The ability to react and adapt to shifting real-world conditions is the key to survival in any field or endeavor, and that's as true in the film business as anywhere else. In uncertain times, flexibility will be required to survive, let alone thrive.
I’ll offer one last word of caution. Whenever this subject comes up on set – what to tell a young person who asks about getting into juicing or gripping – the response from gray-haired veterans is unanimous: don’t do it. Find some other career, because the way things are trending, life below-the-line is only going to get harder and less sustainable in the future. The good times are gone, with leaner times here and more on the way.

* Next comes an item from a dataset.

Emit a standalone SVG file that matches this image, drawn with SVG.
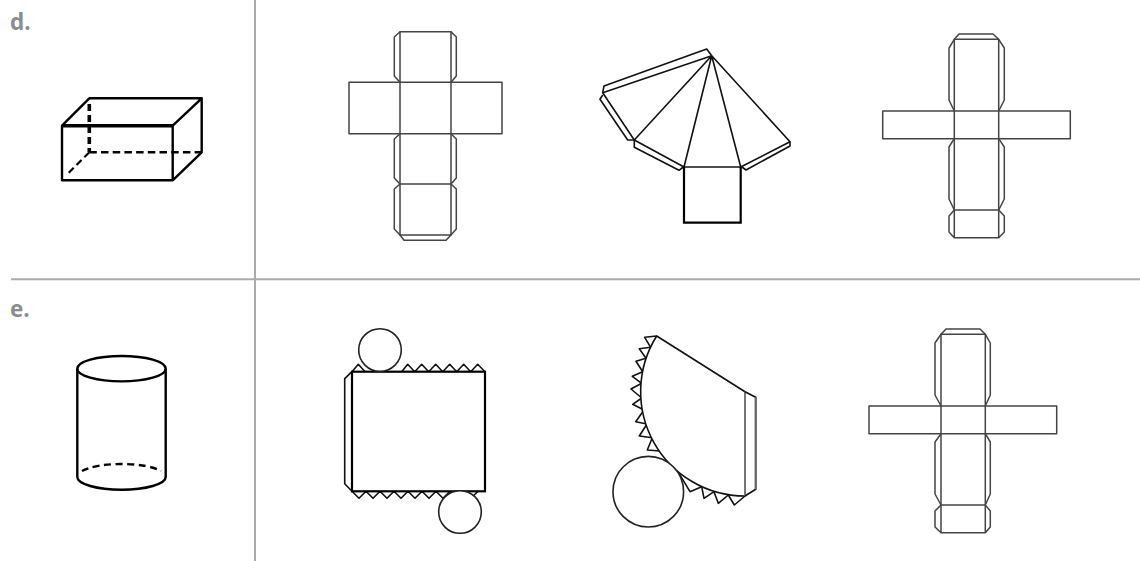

Remember, these are old-timers talking, and although I now qualify as part of that demographic, I do not labor under the illusion that my own opinions are the gospel. Nobody knows what the future will bring. Not too long ago, automobile manufacturing in Michigan was doomed -- the popular consensus had Detroit going belly-up, kaput, finished -- but after suffering through some very difficult times, GM, Chrysler, and Ford are still making cars in the Motor City. Corporate survival came at a steep human cost, however, with many thousands of former auto workers now out of a job, and a similar transformation may be under way in Hollywood. If that's how it shakes out, getting started and succeeding here among the rank-and-file will be harder than ever.

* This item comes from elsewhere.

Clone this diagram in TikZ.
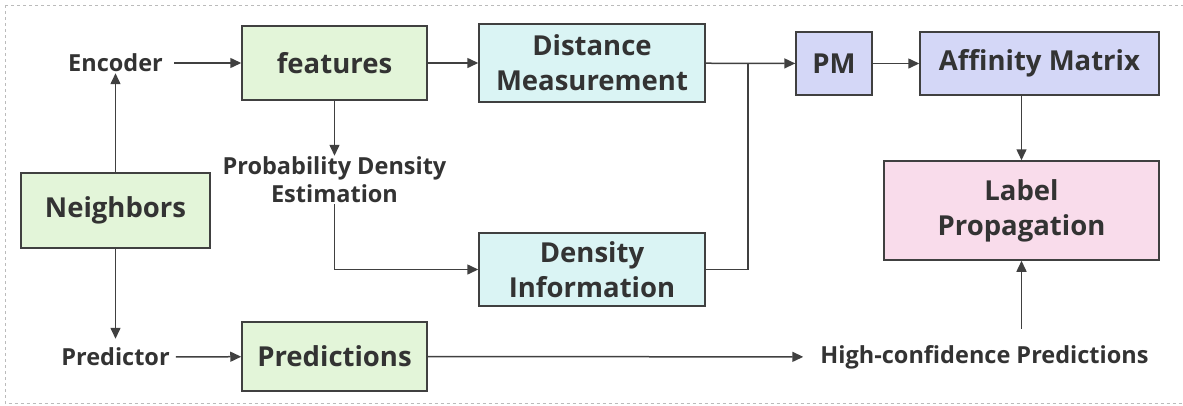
\documentclass[tikz,border=0pt]{standalone}
\usepackage{fontspec}
\setmainfont{Open Sans}
\usepackage{xcolor}
\usetikzlibrary{arrows.meta}
\definecolor{ink}{HTML}{333333}
\definecolor{edge}{HTML}{404040}
\definecolor{frame}{HTML}{BBBBBB}
\definecolor{boxgreen}{HTML}{E3F5D9}
\definecolor{boxcyan}{HTML}{DAF4F4}
\definecolor{boxblue}{HTML}{D4D7F7}
\definecolor{boxpink}{HTML}{F9DCEB}

\begin{document}
\begin{tikzpicture}[x=1pt,y=-1pt,>={Triangle[length=11pt,width=10pt]},
  box/.style={draw=edge,line width=1.5pt,text=ink,align=center,inner sep=0pt,
    font=\bfseries\fontsize{27.5}{35}\selectfont},
  lbl/.style={text=ink,align=center,inner sep=1pt,
    font=\bfseries\fontsize{23.5}{28}\selectfont},
  conn/.style={draw=edge,line width=1.5pt}]
  \useasboundingbox (0,0) rectangle (1183,405);
  \draw[frame,dashed,line width=0.9pt] (5,5) rectangle (1195,403.5);

  % boxes
  \node[box,fill=boxgreen,minimum width=189pt,minimum height=75pt] (nbr) at (115.5,210.5) {Neighbors};
  \node[box,fill=boxgreen,minimum width=185pt,minimum height=74pt] (feat) at (334.5,63) {features};
  \node[box,fill=boxgreen,minimum width=185pt,minimum height=69pt] (predn) at (334.5,356.5) {Predictions};
  \node[box,fill=boxcyan,minimum width=226pt,minimum height=78pt] (dist) at (592,63) {Distance\\Measurement};
  \node[box,fill=boxcyan,minimum width=226pt,minimum height=73pt] (dens) at (592,269.5) {Density\\Information};
  \node[box,fill=boxblue,minimum width=76pt,minimum height=63pt] (pm) at (834,63.5) {PM};
  \node[box,fill=boxblue,minimum width=239pt,minimum height=63pt] (aff) at (1039.5,63.5) {Affinity Matrix};
  \node[box,fill=boxpink,minimum width=275pt,minimum height=99pt] (lab) at (1021.5,210.5) {Label\\Propagation};

  % plain labels
  \node[lbl] (enc) at (115.5,63) {Encoder};
  \node[lbl] (pred) at (115.5,357) {Predictor};
  \node[lbl] (pde) at (334.5,180) {Probability Density\\Estimation};
  \node[lbl] (hcp) at (984.5,357) {High-confidence Predictions};
  \coordinate (join) at (748,63);

  % connectors
  \draw[conn,->] (nbr) -- (enc);
  \draw[conn,->,shorten >=8pt] (nbr) -- (pred);
  \draw[conn,->,shorten <=10pt] (enc) -- (feat);
  \draw[conn,->,shorten <=5pt] (pred) -- (predn);
  \draw[conn,->] (feat) -- (pde);
  \draw[conn,->] (pde) |- (dens);
  \draw[conn,->] (feat) -- (dist);
  \draw[conn,->] (dist) -- (pm);
  \draw[conn] (dens) -| (join);
  \draw[conn,->] (pm) -- (aff);
  \draw[conn,->] (lab.north |- aff.south) -- (lab.north);
  \draw[conn,->,shorten <=15pt] (lab.south |- hcp.north) -- (lab.south);
  \draw[conn,->,shorten >=16pt] (predn) -- (hcp);
\end{tikzpicture}
\end{document}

My advice to Anonymous (and any other young people pondering an Industry future) is to take your time and look deep inside to decide if this business really is your dream – and if the answer is yes, then go for it. When you really want something, there's always a way... but you'll have to want it bad.
Good luck. All of us -- veterans and newbies alike -- are gonna need it.
* Needless to say, none of these teen-aged fever dreams came true.
** Unless you're blessed with solid family connections in the biz -- in that case, you'll have a serious head start on all the other newbies and an existing network of contacts to keep you working.
*** Then again, Steve is one very smart guy. Not every grip or juicer is blessed with his intellectual firepower or mechanical acumen.